The Street – and Mr. Laurence, for that matter – acknowledged RCI’s 2013 performance did not measure up to its peers and that steps needed to be taken. “While there are areas of strength overall, they are not satisfactory to me and over time I expect to do better,” the CEO said in February of his company’s 2013 results.

"Lower churn pressure will free up resources across the enterprise, be they customer service and/or call centre assets, promotional discipline and management resources." – Casey

That said, Casey’s research insisted an improved customer experience would lead to lower churn (Rogers is at 1.34% compared to Telus’ 0.97% in the report) and improved financials at the company. “Estimating the financial impact of lower churn is complicated by the myriad revenue and cost metrics it impacts. That said, a back-of-the-envelope analysis suggests a 25 (basis point) reduction in blended churn at Rogers (implying a reduction in current blended churn to a level in the range of industry leader Telus) would generate (or perhaps retain is the more appropriate term) roughly $100 million in annual revenue,” reads the research.

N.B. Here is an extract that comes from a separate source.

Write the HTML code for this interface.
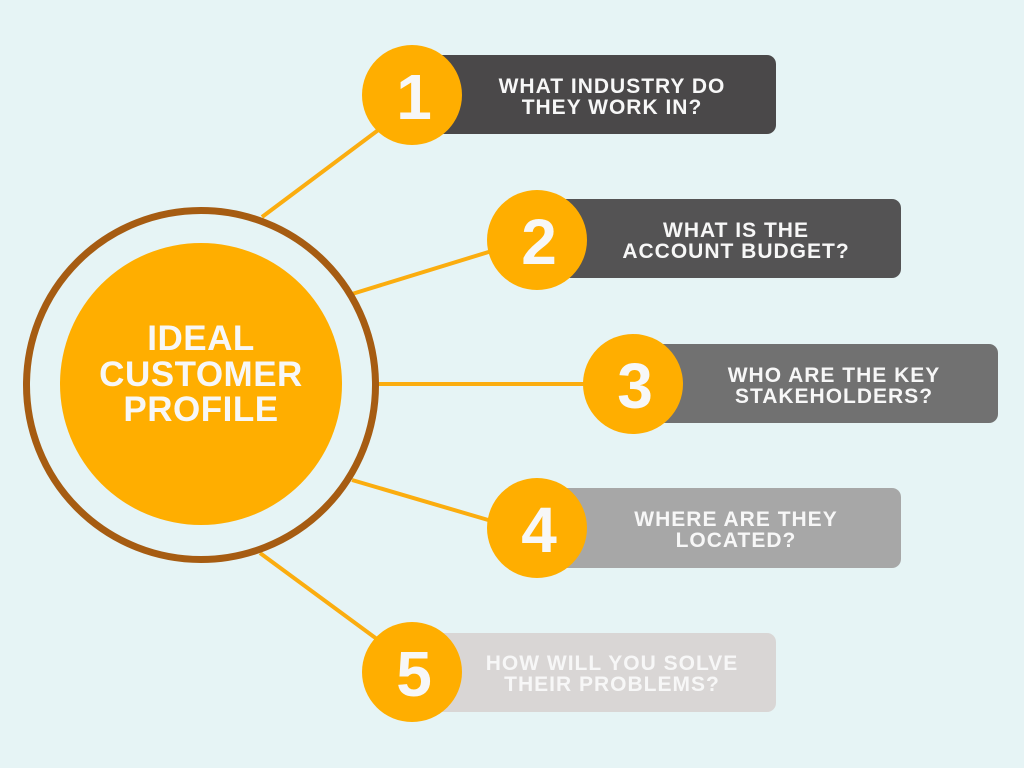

“While that may seem immaterial, it is worth noting that (1) most of that revenue should drop to the bottom line, (2) will compound each year, and (3) is only a starting point. Lower churn pressure will free up resources across the enterprise, be they customer service and/or call centre assets, promotional discipline and management resources.

“For perspective, an incremental $100 million in operating profit – once again, a conservative impact in our view – represents a ~3% increase on current wireless cash flow. As to timing, we believe this would be a multi-year process.”

Now we’ll have to wait and see what Laurence tells his customers, his board, the Street and the public over the coming months.